I read a statistic in last weekend’s Wall Street Journal that surprised me: “U.S. households had their TV sets on for 8 hours and 44 minutes daily during the 2006-2007 television season, according to Nielsen Media Research.”
I thought about how that could be possible. Start with 524 minutes. Let’s say you wake up at 7am and have the morning news on for an hour and a half before you go to work. Minus 90 minutes = 434. Come home at 6pm and immediately turn on the tube. You’d have to stay up until 1:14am to use the remaining 7 hours and 14 minutes. Or I suppose if you have children who come home from school at 3:30, the family would only have to stay up until 10:44pm watching TV. Or if you watch for 2-1/2 hours in the morning, you could possibly turn it off for an hour during dinner. Either way, IT’S A F*CKLOAD OF TV!
I’m not even home 8 hours and 44 minutes a day, but when I am home the TV is usually on. I live alone and I like the background noise. In fact I’m sitting on the couch right now, computer on my lap and TV on — but paused, because I wanted to concentrate on what I’m writing. So I’m not just facing one screen, I’m facing two.
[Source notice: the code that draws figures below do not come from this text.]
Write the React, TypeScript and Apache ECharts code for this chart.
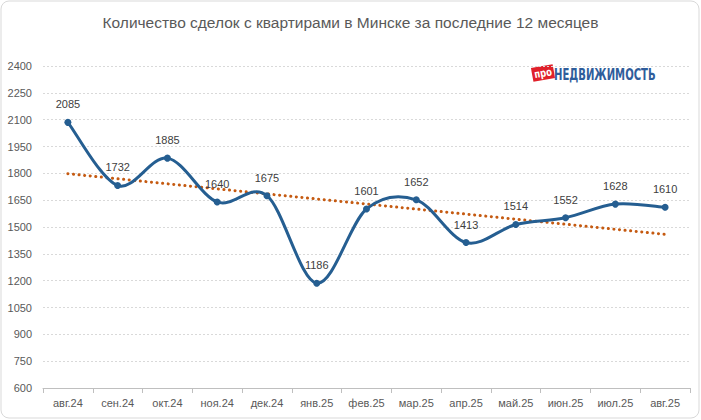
import React, { useEffect, useRef } from "react";
import * as echarts from "echarts";

const categories = ["авг.24", "сен.24", "окт.24", "ноя.24", "дек.24", "янв.25", "фев.25", "мар.25", "апр.25", "май.25", "июн.25", "июл.25", "авг.25"];
const deals = [2085, 1732, 1885, 1640, 1675, 1186, 1601, 1652, 1413, 1514, 1552, 1628, 1610];
const trendStart = 1798;
const trendEnd = 1459;
const titleText = "Количество сделок с квартирами в Минске за последние 12 месяцев";

export default function App() {
  const ref = useRef<HTMLDivElement>(null);
  useEffect(() => {
    document.body.style.margin = "0";
    const chart = echarts.init(ref.current!, null, { renderer: "svg" });
    const trend = categories.map((_, i) => (i === 0 ? trendStart : i === categories.length - 1 ? trendEnd : null));
    const curveData = deals.map((v, i) => [i, v]);
    chart.setOption({
      animation: false,
      backgroundColor: "#ffffff",
      title: {
        text: titleText,
        left: "center",
        top: 9,
        textStyle: { fontFamily: "Liberation Sans", fontSize: 15.5, fontWeight: "normal", color: "#595959" },
      },
      grid: { left: 43, right: 11, top: 66, bottom: 32 },
      xAxis: {
        type: "category",
        data: categories,
        boundaryGap: true,
        axisLine: { lineStyle: { color: "#BFBFBF" } },
        axisTick: { show: true, length: 5, lineStyle: { color: "#BFBFBF" } },
        axisLabel: { color: "#595959", fontSize: 11, fontFamily: "Liberation Sans", margin: 9 },
      },
      yAxis: {
        type: "value",
        min: 600,
        max: 2400,
        interval: 150,
        axisLine: { show: false },
        axisTick: { show: false },
        axisLabel: {
          color: "#595959",
          fontSize: 11,
          fontFamily: "Liberation Sans",
          margin: 11,
          formatter: (v: number) => String(v),
        },
        splitLine: { lineStyle: { color: "#D9D9D9", type: [2, 2] } },
      },
      series: [
        {
          type: "line",
          data: trend,
          connectNulls: true,
          symbol: "none",
          lineStyle: { color: "#C55A11", width: 3, type: [0.1, 5.5], cap: "round" },
          z: 3,
          silent: true,
        },
        {
          type: "custom",
          data: curveData,
          encode: { x: 0, y: 1 },
          z: 4,
          silent: true,
          renderItem: (params: any, api: any) => {
            if (params.dataIndex !== 0) return null;
            const pts = curveData.map((d) => api.coord(d));
            const n = pts.length;
            let d = `M${pts[0][0]},${pts[0][1]}`;
            for (let i = 0; i < n - 1; i++) {
              const p0 = pts[Math.max(i - 1, 0)];
              const p1 = pts[i];
              const p2 = pts[i + 1];
              const p3 = pts[Math.min(i + 2, n - 1)];
              const c1x = p1[0] + (p2[0] - p0[0]) / 6;
              const c1y = p1[1] + (p2[1] - p0[1]) / 6;
              const c2x = p2[0] - (p3[0] - p1[0]) / 6;
              const c2y = p2[1] - (p3[1] - p1[1]) / 6;
              d += ` C${c1x},${c1y} ${c2x},${c2y} ${p2[0]},${p2[1]}`;
            }
            return {
              type: "path",
              shape: { pathData: d },
              style: { fill: "none", stroke: "#255E91", lineWidth: 3, lineJoin: "round" },
            };
          },
        },
        {
          type: "line",
          data: deals,
          symbol: "circle",
          symbolSize: 7,
          itemStyle: { color: "#255E91" },
          lineStyle: { width: 0, opacity: 0 },
          label: {
            show: true,
            position: "top",
            distance: 9,
            color: "#404040",
            fontSize: 11,
            fontFamily: "Liberation Sans",
          },
          z: 5,
        },
      ],
      graphic: [
        {
          type: "rect",
          shape: { x: 1, y: 1, width: 698, height: 417, r: 8 },
          style: { fill: "none", stroke: "#D9D9D9", lineWidth: 1 },
          silent: true,
        },
        {
          type: "group",
          x: 532,
          y: 65,
          children: [
            {
              type: "rect",
              x: 11,
              y: 8,
              rotation: 0.18,
              shape: { x: -11, y: -7, width: 22, height: 14 },
              style: { fill: "#E0202A" },
            },
            {
              type: "text",
              x: 11,
              y: 8,
              rotation: 0.18,
              scaleX: 0.85,
              style: {
                text: "про",
                fill: "#ffffff",
                font: "bold 11px 'DejaVu Sans Condensed'",
                align: "center",
                verticalAlign: "middle",
              },
            },
            {
              type: "text",
              x: 22,
              y: 9,
              scaleX: 0.7,
              style: {
                text: "НЕДВИЖИМОСТЬ",
                fill: "#2F5D9B",
                font: "bold 16px 'DejaVu Sans Condensed'",
                align: "left",
                verticalAlign: "middle",
              },
            },
          ],
        },
      ],
    });
    return () => chart.dispose();
  }, []);
  return <div ref={ref} style={{ width: 701, height: 420, position: "absolute", left: 0, top: 0 }} />;
}
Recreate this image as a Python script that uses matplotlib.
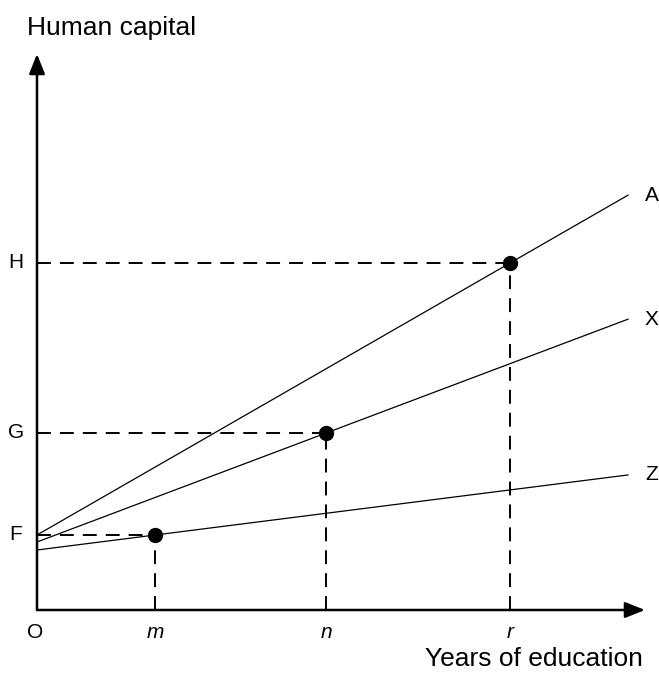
import matplotlib

matplotlib.use("Agg")
import matplotlib.pyplot as plt  # noqa: E402
import numpy as np  # noqa: E402

# data units (origin at O)
X_END = 591
LINE_NAMES = ["A", "X", "Z"]
INTERCEPTS = [75, 68, 60]
SLOPES = [0.575, 0.377, 0.127]

POINT_LABELS_X = ["m", "n", "r"]
POINT_LABELS_Y = ["F", "G", "H"]
POINT_X = [118, 289, 473]
POINT_Y = [75, 177, 347]

plt.rcParams["font.family"] = ["Liberation Sans", "DejaVu Sans"]
plt.rcParams["lines.scale_dashes"] = False

fig = plt.figure(figsize=(6.59, 6.73), dpi=100)
ax = fig.add_axes([0, 0, 1, 1])
ax.set_xlim(-37, 622)
ax.set_ylim(-63, 610)
ax.axis("off")

# axes with arrows
arrow = dict(arrowstyle="-|>,head_length=0.6,head_width=0.24", lw=1.8,
             color="black", mutation_scale=20, shrinkA=0, shrinkB=0)
ax.annotate("", xy=(608, 0), xytext=(0, 0), arrowprops=arrow)
ax.annotate("", xy=(0, 556), xytext=(0, 0), arrowprops=arrow)

# lines
xs = np.array([0, X_END])
for name, b, k in zip(LINE_NAMES, INTERCEPTS, SLOPES):
    ax.plot(xs, b + k * xs, color="black", lw=0.9)
    ax.text(X_END + 17, b + k * X_END, name, fontsize=15,
            ha="left", va="center")

# points with dashed guides
for px, py, lx, ly in zip(POINT_X, POINT_Y, POINT_LABELS_X, POINT_LABELS_Y):
    ax.plot([0, px], [py, py], color="black", lw=1.4, dashes=(10, 6.5))
    ax.plot([px, px], [0, py], color="black", lw=1.4, dashes=(10, 6.5))
    ax.plot(px, py, "o", color="black", markersize=10)
    ax.text(px, -22, lx, fontsize=15, style="italic", ha="center", va="center")
    ax.text(-21, py, ly, fontsize=15, ha="center", va="center")

ax.text(-2, -22, "O", fontsize=15, ha="center", va="center")
ax.text(-10, 582, "Human capital", fontsize=19, ha="left", va="center")
ax.text(606, -49, "Years of education", fontsize=19, ha="right", va="center")

fig.savefig("out.png", dpi=100)
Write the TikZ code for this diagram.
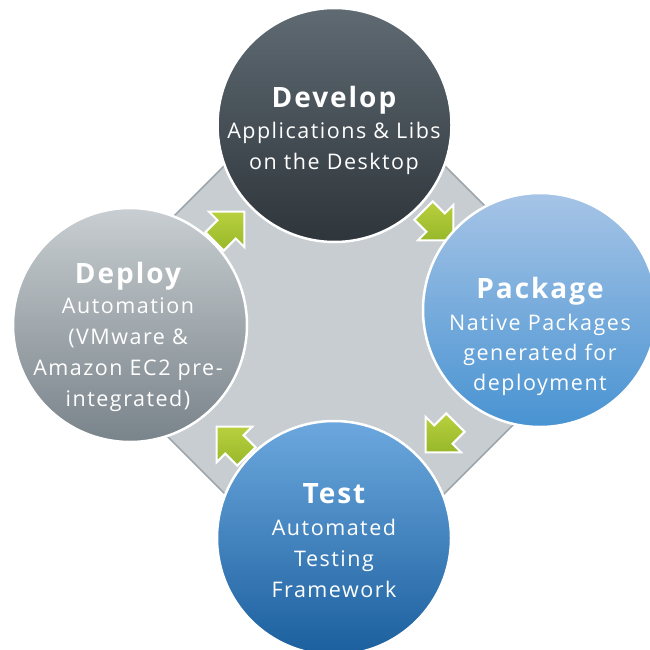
\documentclass[tikz,border=0pt]{standalone}
\usepackage{fontspec}
\setmainfont[LetterSpace=7]{Open Sans}
\definecolor{diafill}{HTML}{C7CDD0}
\definecolor{diaedge}{HTML}{9EA6AB}
\definecolor{devtop}{HTML}{5F6A72}
\definecolor{devbot}{HTML}{2E353B}
\definecolor{pkgtop}{HTML}{A6C4E6}
\definecolor{pkgbot}{HTML}{4893D2}
\definecolor{tsttop}{HTML}{6CA8DE}
\definecolor{tstbot}{HTML}{1B5F9E}
\definecolor{dpltop}{HTML}{C8CED1}
\definecolor{dplbot}{HTML}{79838A}
\definecolor{arrtop}{HTML}{B9D03E}
\definecolor{arrbot}{HTML}{97B82A}
\begin{document}
\begin{tikzpicture}[x=1pt,y=-1pt,
  stage/.style={circle, minimum size=234pt, inner sep=0pt, draw=white, line width=2.5pt},
  ttl/.style={anchor=base, inner sep=0pt, text=white, font=\fontsize{28}{34}\selectfont\bfseries},
  txt/.style={anchor=base, inner sep=0pt, text=white, font=\fontsize{21.5}{26}\selectfont},
  cyclearrow/.pic={
    \path[draw=white, line width=2pt, line join=miter, top color=arrtop, bottom color=arrbot]
      (23,0) -- (-2,25) -- (-2,13) -- (-19,13) -- (-19,-13) -- (-2,-13) -- (-2,-25) -- cycle;
  }]
\useasboundingbox (0,0) rectangle (650,650);
\clip (0,0) rectangle (650,650);
% background diamond
\path[fill=diafill, draw=diaedge, line width=1.5pt]
  (334.5,55.5) -- (608.5,329.5) -- (334.5,603.5) -- (60.5,329.5) -- cycle;
% arrows
\pic[rotate=-45] at (437,224) {cyclearrow};
\pic[rotate=-135] at (442,436) {cyclearrow};
\pic[rotate=135] at (233,443) {cyclearrow};
\pic[rotate=45] at (228,228) {cyclearrow};
% stages
\node[stage, top color=devtop, bottom color=devbot] (dev) at (334.5,125) {};
\node[stage, top color=pkgtop, bottom color=pkgbot] (pkg) at (540,310) {};
\node[stage, top color=tsttop, bottom color=tstbot] (tst) at (334,538) {};
\node[stage, top color=dpltop, bottom color=dplbot] (dpl) at (130,325) {};
% texts
\node[ttl] (devt) at (334,107) {Develop};
\node[txt] (dev1) at (334,139) {Applications \& Libs};
\node[txt] (dev2) at (334,169) {on the Desktop};
\node[ttl] (pkgt) at (540,298) {Package};
\node[txt] (pkg1) at (540,330) {Native Packages};
\node[txt] (pkg2) at (540,360) {generated for};
\node[txt] (pkg3) at (540,390) {deployment};
\node[ttl] (tstt) at (334,503) {Test};
\node[txt] (tst1) at (334,535) {Automated};
\node[txt] (tst2) at (334,566) {Testing};
\node[txt] (tst3) at (334,597) {Framework};
\node[ttl] (dplt) at (128,283) {Deploy};
\node[txt] (dpl1) at (128,313) {Automation};
\node[txt] (dpl2) at (128,344) {(VMware \&};
\node[txt] (dpl3) at (128,375) {Amazon EC2 pre-};
\node[txt] (dpl4) at (128,406) {integrated)};
\end{tikzpicture}
\end{document}
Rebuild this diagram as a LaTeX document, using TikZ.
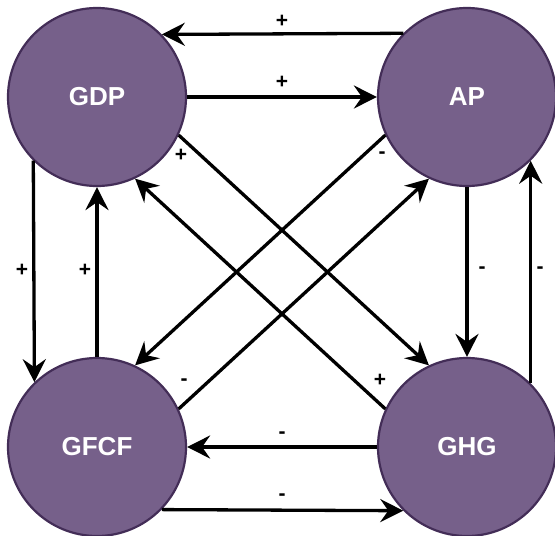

Of the 18 or so hours that I’m awake every day, I spend the vast majority of my time looking at screens of various sizes; in size order: a BlackBerry, a computer screen, a TV screen, a projection screen, a movie screen (okay, so I don’t do this every day). I’m on the computer for about an hour every morning before I go to work. Then I’m at work for about 8 hours. Subtract an average of 2 hours of meetings a day in which we’re NOT looking at a projection, and I’m at 7 hours. Leave work, meet a friend for dinner or a drink, do a few errands and I probably give myself about a 3-hour reprieve. Of course, to and from wherever I’m going I’m usually on the BB. Add 30 minutes for that. Back at home I’m on the couch with my two-screen setup. I’ve gotta spend at least 5 hours a night on the machine, doing freelance work, following up with personal email, reading the blogs and chatting with friends. That’s a total of 12 and half hours a day staring straight ahead at a single point. I’m lucky that I have perfect vision, but at the rate I’m going it surely won’t last — and neither will my sanity, if you can even argue I still have it.
How many hours a day do you spend looking at electronic devices? What kind of negative effects do you feel it’s had on your life?